From the outset, one of Toray Group’s managerial principles has been that the purpose of a company is to contribute to society. The Group has developed a Management Philosophy that incorporates this principle. The Group systematizes the Management Philosophy as a Corporate Philosophy, Corporate Missions, and Corporate Guiding Principles. Among these, the Corporate Missions call for desirable relationships with stakeholders and enunciate the Group’s commitment “To provide our shareholders with dependable and trustworthy management”. In addition, the Corporate Guiding Principles stipulate the Group’s commitment to “Obtaining the trust of society and meeting the expectations by acting fairly while maintaining high ethical standards and a strong sense of responsibility and maintaining transparency in management.” In establishing its corporate governance structure, the Group seeks to fulfill these philosophies as its basic policy.
Outline of the Current Corporate Governance Structure
- Toray is a company with Board of Corporate Auditors, and the members of the Board and corporate auditors are elected at the general meeting of shareholders.
Members of the Board and corporate auditors, as officers directly elected at the general meeting of shareholders, clearly recognize fiduciary responsibility to shareholders who have entrusted the management and appropriately fulfill their respective roles while discharging accountability about management status to shareholders and other stakeholders.
As Toray Group supplies a wide range of industries with basic materials and globally plays an active part in a broad scope of business fields, it is necessary to evaluate various risks multilaterally based on expertise relevant to the worksites, not only for management judgment and decision-making but also for oversight. To that end, the Board of Directors formulates a structure in which members of the Board familiar with the Toray Group businesses oversee management and make decisions from various viewpoints. Furthermore, the Board of Corporate Auditors oversees the execution of operations by the members of the Board based on professional knowledge in fields such as finance, accounting and law in addition to an understanding about businesses, from a standpoint entirely independent of the Board of Directors as a system to secure transparency and fairness of oversight and decision-making.

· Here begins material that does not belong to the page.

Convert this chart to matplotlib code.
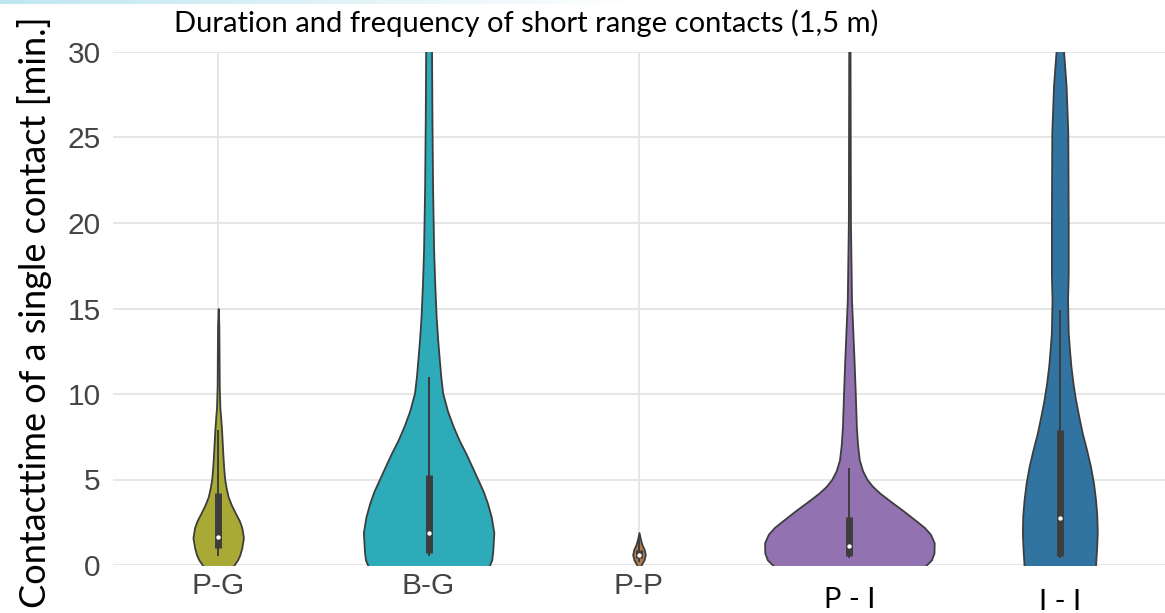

- The Board of Directors oversees management and makes decisions on important managerial matters toward the sustainable growth and increased corporate value of Toray Group for the mid- to long-term. The Board of Directors establishes the Authority of Top Management, an internal rule that expressly stipulates important matters with respect to which decision-making authority is reserved by the Board of Directors and matters with respect to which decision-making is delegated to the management, including the President.
For matters with respect to which decision-making authority is reserved by the Board of Directors, a specific guideline for importance is established based on the degree of impact on the Company’s financial status and other factors, in order to ensure that the business operation of the whole of the Toray Group, including Group companies, is included according to importance, in addition to the matters set forth in laws and regulations.
- Toray establishes the Governance Committee as an advisory organ to the Board of Directors in order to report to the Board of Directors on important issues regarding the Company’s corporate governance over the mid- to long-term. The Governance Committee consists of the Chairman of the Board, President, and all of the outside directors, and an outside director serves as a chairperson.
- Corporate auditors and the Board of Corporate Auditors audit the execution of duties by members of the Board and implement other matters set forth in laws and regulations, etc. from a standpoint entirely independent of the Board of Directors, and strive to establish an effective governance structure through their activities.
Corporate auditors and the Board of Corporate Auditors cooperate with an independent auditor to perform appropriate audits, and select and evaluate an independent auditor based on an appropriate standard.